> SUPPLIED INFORMATION
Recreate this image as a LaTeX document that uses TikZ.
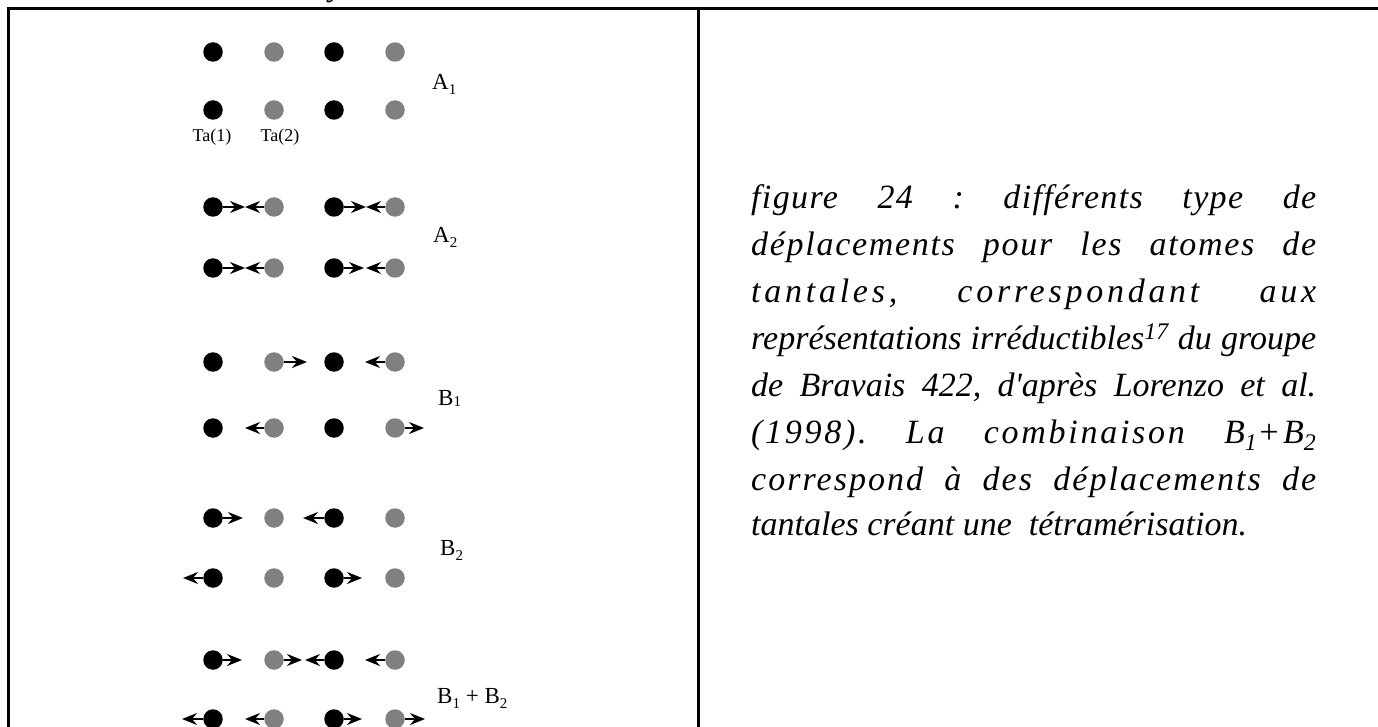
\documentclass[tikz,border=0pt]{standalone}
\usepackage{fontspec}
\setmainfont{Liberation Serif}[Ligatures=TeXOff]
\usetikzlibrary{arrows.meta}
\definecolor{atomgray}{RGB}{128,128,128}
\newcommand{\capfnt}{\frenchspacing\itshape\fontsize{34}{40}\selectfont}
\newcommand{\labsub}[2]{\raisebox{#1}{\fontsize{15}{15}\selectfont #2}}
\begin{document}
\begin{tikzpicture}[x=1pt,y=-1pt,
  blk/.style={circle,fill=black,inner sep=0pt,minimum size=19.5pt},
  gry/.style={circle,fill=atomgray,inner sep=0pt,minimum size=19.5pt},
  arr/.style={line width=2.2pt,-{Stealth[length=15pt,width=12pt,inset=5pt]}},
  border/.style={line width=3pt},
  lab/.style={anchor=base west,inner sep=0pt,font=\fontsize{23}{26}\selectfont},
  talab/.style={anchor=center,inner sep=0pt,font=\fontsize{18}{20}\selectfont},
  capline/.style={anchor=base west,inner sep=0pt,font=\capfnt}]
\useasboundingbox (0,0) rectangle (1378,727);
% table borders
\draw[border] (8,735) -- (8,9) -- (1385,9);
\draw[border] (698,9) -- (698,735);
% cut-off text above
\node[anchor=base,inner sep=0pt,font=\capfnt] (ytop) at (337,-4) {y};
% atoms
\foreach \r/\y in {1/52,2/110,3/207,4/268,5/362,6/428,7/518,8/578,9/660,10/719}{
  \node[blk] (n\r-1) at (213,\y) {};
  \node[gry] (n\r-2) at (274,\y) {};
  \node[blk] (n\r-3) at (334,\y) {};
  \node[gry] (n\r-4) at (395,\y) {};
}
% displacement arrows
\foreach \r/\c/\d in {3/1/32,3/2/-29,3/3/32,3/4/-29,
                      4/1/32,4/2/-29,4/3/30,4/4/-29,
                      5/2/33,5/4/-30,6/2/-29,6/4/29,
                      7/1/30,7/3/-31,8/1/-30,8/3/28,
                      9/1/29,9/2/28,9/3/-29,9/4/-30,
                      10/1/-31,10/2/-29,10/3/28,10/4/30}{
  \path (n\r-\c) ++(\d,0) coordinate (t\r-\c);
  \draw[arr] (n\r-\c) -- (t\r-\c);
}
% labels
\node[talab] (ta1) at (212,137) {Ta(1)};
\node[talab] (ta2) at (280,137) {Ta(2)};
\node[lab] (la1) at (432,90) {A\labsub{-5pt}{1}};
\node[lab] (la2) at (433,243) {A\labsub{-5pt}{2}};
\node[lab] (lb1) at (438,405) {B\labsub{-1pt}{1}};
\node[lab] (lb2) at (440,555) {B\labsub{-5pt}{2}};
\node[lab] (lb12) at (437,703) {B\labsub{-5pt}{1} + B\labsub{-5pt}{2}};
% caption
\node[capline] (c1) at (751,209) {\makebox[565pt][s]{\addfontfeature{LetterSpace=4}figure 24 : différents type de}};
\node[capline] (c2) at (751,255) {\makebox[565pt][s]{\addfontfeature{LetterSpace=5}déplacements pour les atomes de}};
\node[capline] (c3) at (751,302) {\makebox[565pt][s]{\addfontfeature{LetterSpace=11}tantales, correspondant aux}};
\node[capline] (c4) at (751,349) {\makebox[565pt][s]{représentations irréductibles\textsuperscript{17} du groupe}};
\node[capline] (c5) at (751,396) {\makebox[565pt][s]{de Bravais 422, d'après Lorenzo et al.}};
\node[capline] (c6) at (751,443) {\makebox[565pt][s]{\addfontfeature{LetterSpace=8}(1998). La combinaison B\textsubscript{1}+B\textsubscript{2}}};
\node[capline] (c7) at (751,490) {\makebox[565pt][s]{\addfontfeature{LetterSpace=6}correspond à des déplacements de}};
\node[capline] (c8) at (751,535) {tantales créant une~ tétramérisation.};
\end{tikzpicture}
\end{document}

> EXERCISE DETAILS
In your copy of the listing above, reproduce each line exactly and omit all pictures.

> EXERCISE SOLUTION
Recreate this image as a LaTeX document that uses TikZ.
\documentclass[tikz,border=0pt]{standalone}
\usepackage{fontspec}
\setmainfont{Liberation Serif}[Ligatures=TeXOff]
\usetikzlibrary{arrows.meta}
\definecolor{atomgray}{RGB}{128,128,128}
\newcommand{\capfnt}{\frenchspacing\itshape\fontsize{34}{40}\selectfont}
\newcommand{\labsub}[2]{\raisebox{#1}{\fontsize{15}{15}\selectfont #2}}
\begin{document}
\begin{tikzpicture}[x=1pt,y=-1pt,
  blk/.style={circle,fill=black,inner sep=0pt,minimum size=19.5pt},
  gry/.style={circle,fill=atomgray,inner sep=0pt,minimum size=19.5pt},
  arr/.style={line width=2.2pt,-{Stealth[length=15pt,width=12pt,inset=5pt]}},
  border/.style={line width=3pt},
  lab/.style={anchor=base west,inner sep=0pt,font=\fontsize{23}{26}\selectfont},
  talab/.style={anchor=center,inner sep=0pt,font=\fontsize{18}{20}\selectfont},
  capline/.style={anchor=base west,inner sep=0pt,font=\capfnt}]
\useasboundingbox (0,0) rectangle (1378,727);
% table borders
\draw[border] (8,735) -- (8,9) -- (1385,9);
\draw[border] (698,9) -- (698,735);
% cut-off text above
\node[anchor=base,inner sep=0pt,font=\capfnt] (ytop) at (337,-4) {y};
% atoms
\foreach \r/\y in {1/52,2/110,3/207,4/268,5/362,6/428,7/518,8/578,9/660,10/719}{
  \node[blk] (n\r-1) at (213,\y) {};
  \node[gry] (n\r-2) at (274,\y) {};
  \node[blk] (n\r-3) at (334,\y) {};
  \node[gry] (n\r-4) at (395,\y) {};
}
% displacement arrows
\foreach \r/\c/\d in {3/1/32,3/2/-29,3/3/32,3/4/-29,
                      4/1/32,4/2/-29,4/3/30,4/4/-29,
                      5/2/33,5/4/-30,6/2/-29,6/4/29,
                      7/1/30,7/3/-31,8/1/-30,8/3/28,
                      9/1/29,9/2/28,9/3/-29,9/4/-30,
                      10/1/-31,10/2/-29,10/3/28,10/4/30}{
  \path (n\r-\c) ++(\d,0) coordinate (t\r-\c);
  \draw[arr] (n\r-\c) -- (t\r-\c);
}
% labels
\node[talab] (ta1) at (212,137) {Ta(1)};
\node[talab] (ta2) at (280,137) {Ta(2)};
\node[lab] (la1) at (432,90) {A\labsub{-5pt}{1}};
\node[lab] (la2) at (433,243) {A\labsub{-5pt}{2}};
\node[lab] (lb1) at (438,405) {B\labsub{-1pt}{1}};
\node[lab] (lb2) at (440,555) {B\labsub{-5pt}{2}};
\node[lab] (lb12) at (437,703) {B\labsub{-5pt}{1} + B\labsub{-5pt}{2}};
% caption
\node[capline] (c1) at (751,209) {\makebox[565pt][s]{\addfontfeature{LetterSpace=4}figure 24 : différents type de}};
\node[capline] (c2) at (751,255) {\makebox[565pt][s]{\addfontfeature{LetterSpace=5}déplacements pour les atomes de}};
\node[capline] (c3) at (751,302) {\makebox[565pt][s]{\addfontfeature{LetterSpace=11}tantales, correspondant aux}};
\node[capline] (c4) at (751,349) {\makebox[565pt][s]{représentations irréductibles\textsuperscript{17} du groupe}};
\node[capline] (c5) at (751,396) {\makebox[565pt][s]{de Bravais 422, d'après Lorenzo et al.}};
\node[capline] (c6) at (751,443) {\makebox[565pt][s]{\addfontfeature{LetterSpace=8}(1998). La combinaison B\textsubscript{1}+B\textsubscript{2}}};
\node[capline] (c7) at (751,490) {\makebox[565pt][s]{\addfontfeature{LetterSpace=6}correspond à des déplacements de}};
\node[capline] (c8) at (751,535) {tantales créant une~ tétramérisation.};
\end{tikzpicture}
\end{document}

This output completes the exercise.